Mouradian, former editor of The Armenian Weekly (2007-2014), is a visiting assistant professor at the Division of Global Affairs at Rutgers University and is the coordinator the Armenian Genocide Program at Rutgers’ Center for the Study of Genocide and Human Rights (CGHR). He is also an adjunct professor in the philosophy and urban studies departments at Worcester State University, where he teaches courses on urban space and conflict in the Middle East, genocide, collective memory, and human rights.
Founded in 1887 in Worcester, Massachusetts, Clark University is a liberal arts-based research university addressing social and human imperatives on a global scale. Nationally renowned as a college that changes lives, Clark is emerging as a transformative force in higher education today.

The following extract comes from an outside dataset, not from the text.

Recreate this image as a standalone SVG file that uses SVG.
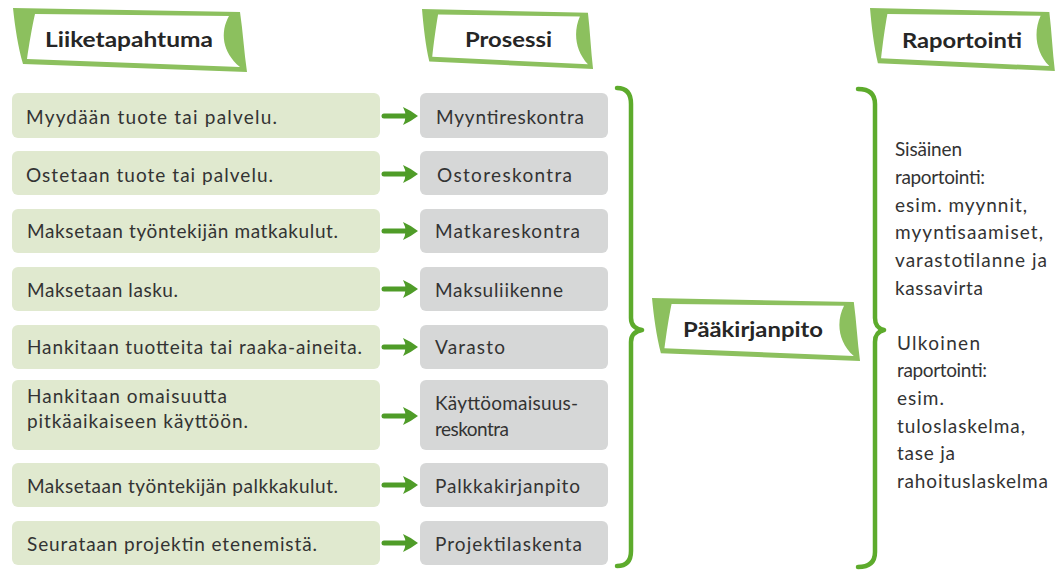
<svg xmlns="http://www.w3.org/2000/svg" width="1055" height="571" viewBox="0 0 1055 571">
  <style>
    .hdr { font-family: Lato, "Open Sans", "DejaVu Sans", sans-serif; font-weight: 700; font-size: 20px; fill: #262626; }
    .txt { font-family: Lato, "Open Sans", "DejaVu Sans", sans-serif; font-size: 19px; fill: #333333; }
    .event { fill: #e0e9cf; }
    .proc { fill: #d6d7d7; }
    .brace { fill: none; stroke: #5dab2c; stroke-width: 4.5; stroke-linecap: round; stroke-linejoin: round; }
    .arrow-shaft { fill: none; stroke: #4f9c28; stroke-width: 5; stroke-linecap: round; }
    .arrow-head { fill: #4f9c28; }
  </style>
  <defs>
    <!-- ribbon-shaped title banner, 234 x 66 base size -->
    <g id="banner">
      <path d="M0,1 L227,5 C230,25 231,45 234,65 L10,57 C5,40 2,20 0,1 Z" fill="#8cc05e"/>
      <path d="M22,7 L216,9 C207,25 209,45 227,60 L14,52 C16,38 19,20 22,7 Z" fill="#ffffff"/>
    </g>
    <!-- green arrow pointing right, tip at (0,0) -->
    <g id="arrow">
      <path class="arrow-shaft" d="M-34,0 L-8,0"/>
      <path class="arrow-head" d="M-15,-9 Q-8,-6 0,0 Q-8,6 -15,9 Q-10,0 -15,-9 Z"/>
    </g>
  </defs>

  <rect width="1055" height="571" fill="#ffffff"/>

  <!-- column headers -->
  <g id="header-liiketapahtuma">
    <use href="#banner" transform="translate(13,7)"/>
    <text class="hdr" x="45" y="47" textLength="168" lengthAdjust="spacingAndGlyphs">Liiketapahtuma</text>
  </g>
  <g id="header-prosessi">
    <use href="#banner" transform="translate(422,8) scale(0.731,0.939)"/>
    <text class="hdr" x="465" y="47" textLength="87" lengthAdjust="spacingAndGlyphs">Prosessi</text>
  </g>
  <g id="header-raportointi">
    <use href="#banner" transform="translate(870,7) scale(0.79,0.985)"/>
    <text class="hdr" x="902" y="48" textLength="120" lengthAdjust="spacingAndGlyphs">Raportointi</text>
  </g>

  <!-- business events -->
  <g id="event-1"><rect class="event" x="12" y="93" width="368" height="45" rx="6"/>
    <text class="txt" x="26" y="124" textLength="251" lengthAdjust="spacing">Myydään tuote tai palvelu.</text></g>
  <g id="event-2"><rect class="event" x="12" y="151" width="368" height="44" rx="6"/>
    <text class="txt" x="26" y="182" textLength="247" lengthAdjust="spacing">Ostetaan tuote tai palvelu.</text></g>
  <g id="event-3"><rect class="event" x="12" y="209" width="368" height="44" rx="6"/>
    <text class="txt" x="27" y="238" textLength="311" lengthAdjust="spacing">Maksetaan työntekijän matkakulut.</text></g>
  <g id="event-4"><rect class="event" x="12" y="267" width="368" height="44" rx="6"/>
    <text class="txt" x="27" y="297" textLength="151" lengthAdjust="spacing">Maksetaan lasku.</text></g>
  <g id="event-5"><rect class="event" x="12" y="325" width="368" height="44" rx="6"/>
    <text class="txt" x="27" y="354" textLength="335" lengthAdjust="spacing">Hankitaan tuotteita tai raaka-aineita.</text></g>
  <g id="event-6"><rect class="event" x="12" y="380" width="368" height="70" rx="6"/>
    <text class="txt" x="27" y="403" textLength="200" lengthAdjust="spacing">Hankitaan omaisuutta</text>
    <text class="txt" x="27" y="428" textLength="221" lengthAdjust="spacing">pitkäaikaiseen käyttöön.</text></g>
  <g id="event-7"><rect class="event" x="12" y="463" width="368" height="44" rx="6"/>
    <text class="txt" x="27" y="493" textLength="311" lengthAdjust="spacing">Maksetaan työntekijän palkkakulut.</text></g>
  <g id="event-8"><rect class="event" x="12" y="521" width="368" height="44" rx="6"/>
    <text class="txt" x="27" y="551" textLength="290" lengthAdjust="spacing">Seurataan projektin etenemistä.</text></g>

  <!-- processes -->
  <g id="proc-1"><rect class="proc" x="420" y="93" width="188" height="45" rx="6"/>
    <text class="txt" x="436" y="124" textLength="148" lengthAdjust="spacing">Myyntireskontra</text></g>
  <g id="proc-2"><rect class="proc" x="420" y="151" width="188" height="44" rx="6"/>
    <text class="txt" x="437" y="182" textLength="135" lengthAdjust="spacing">Ostoreskontra</text></g>
  <g id="proc-3"><rect class="proc" x="420" y="209" width="188" height="44" rx="6"/>
    <text class="txt" x="435" y="238" textLength="145" lengthAdjust="spacing">Matkareskontra</text></g>
  <g id="proc-4"><rect class="proc" x="420" y="267" width="188" height="44" rx="6"/>
    <text class="txt" x="435" y="297" textLength="128" lengthAdjust="spacing">Maksuliikenne</text></g>
  <g id="proc-5"><rect class="proc" x="420" y="325" width="188" height="44" rx="6"/>
    <text class="txt" x="435" y="354" textLength="70" lengthAdjust="spacing">Varasto</text></g>
  <g id="proc-6"><rect class="proc" x="420" y="380" width="188" height="70" rx="6"/>
    <text class="txt" x="435" y="410" textLength="143" lengthAdjust="spacing">Käyttöomaisuus-</text>
    <text class="txt" x="435" y="436" textLength="74" lengthAdjust="spacing">reskontra</text></g>
  <g id="proc-7"><rect class="proc" x="420" y="463" width="188" height="44" rx="6"/>
    <text class="txt" x="435" y="493" textLength="145" lengthAdjust="spacing">Palkkakirjanpito</text></g>
  <g id="proc-8"><rect class="proc" x="420" y="521" width="188" height="44" rx="6"/>
    <text class="txt" x="435" y="551" textLength="147" lengthAdjust="spacing">Projektilaskenta</text></g>

  <!-- general ledger -->
  <g id="paakirjanpito">
    <use href="#banner" transform="translate(652,297) scale(0.889,0.985)"/>
    <text class="hdr" x="683" y="337" textLength="140" lengthAdjust="spacingAndGlyphs">Pääkirjanpito</text>
  </g>

  <!-- reporting -->
  <g id="raportointi-text">
    <text class="txt" x="895" y="156" textLength="67" lengthAdjust="spacing">Sisäinen</text>
    <text class="txt" x="895" y="184" textLength="90" lengthAdjust="spacing">raportointi:</text>
    <text class="txt" x="895" y="212" textLength="132" lengthAdjust="spacing">esim. myynnit,</text>
    <text class="txt" x="895" y="239" textLength="148" lengthAdjust="spacing">myyntisaamiset,</text>
    <text class="txt" x="895" y="267" textLength="152" lengthAdjust="spacing">varastotilanne ja</text>
    <text class="txt" x="895" y="295" textLength="88" lengthAdjust="spacing">kassavirta</text>
    <text class="txt" x="897" y="350" textLength="83" lengthAdjust="spacing">Ulkoinen</text>
    <text class="txt" x="897" y="377" textLength="90" lengthAdjust="spacing">raportointi:</text>
    <text class="txt" x="897" y="405" textLength="47" lengthAdjust="spacing">esim.</text>
    <text class="txt" x="897" y="433" textLength="128" lengthAdjust="spacing">tuloslaskelma,</text>
    <text class="txt" x="897" y="460" textLength="58" lengthAdjust="spacing">tase ja</text>
    <text class="txt" x="897" y="488" textLength="151" lengthAdjust="spacing">rahoituslaskelma</text>
  </g>

  <!-- connectors: arrows and braces -->
  <g id="connectors">
    <use href="#arrow" transform="translate(418,116)"/>
    <use href="#arrow" transform="translate(418,174)"/>
    <use href="#arrow" transform="translate(418,231)"/>
    <use href="#arrow" transform="translate(418,289)"/>
    <use href="#arrow" transform="translate(418,347)"/>
    <use href="#arrow" transform="translate(418,416)"/>
    <use href="#arrow" transform="translate(418,485)"/>
    <use href="#arrow" transform="translate(418,543)"/>
    <path class="brace" d="M617,88 Q631,88 631,104 L631,318 Q631,328 642,330 Q631,332 631,342 L631,551 Q631,566 617,566"/>
    <path class="brace" d="M858,89 Q875,89 875,104 L875,318 Q875,328 884,330 Q875,332 875,342 L875,552 Q875,567 858,567"/>
  </g>
</svg>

LEEP (Liberal Education and Effective Practice) is Clark’s pioneering model of education that combines a robust liberal arts curriculum with life-changing world and workplace experiences. Clark’s faculty and students work across boundaries to develop solutions to complex challenges in the natural sciences, psychology, geography, management, urban education, Holocaust and genocide studies, environmental studies, and international development and social change. The Clark educational experience embodies the University’s motto: Challenge Convention. Change Our World.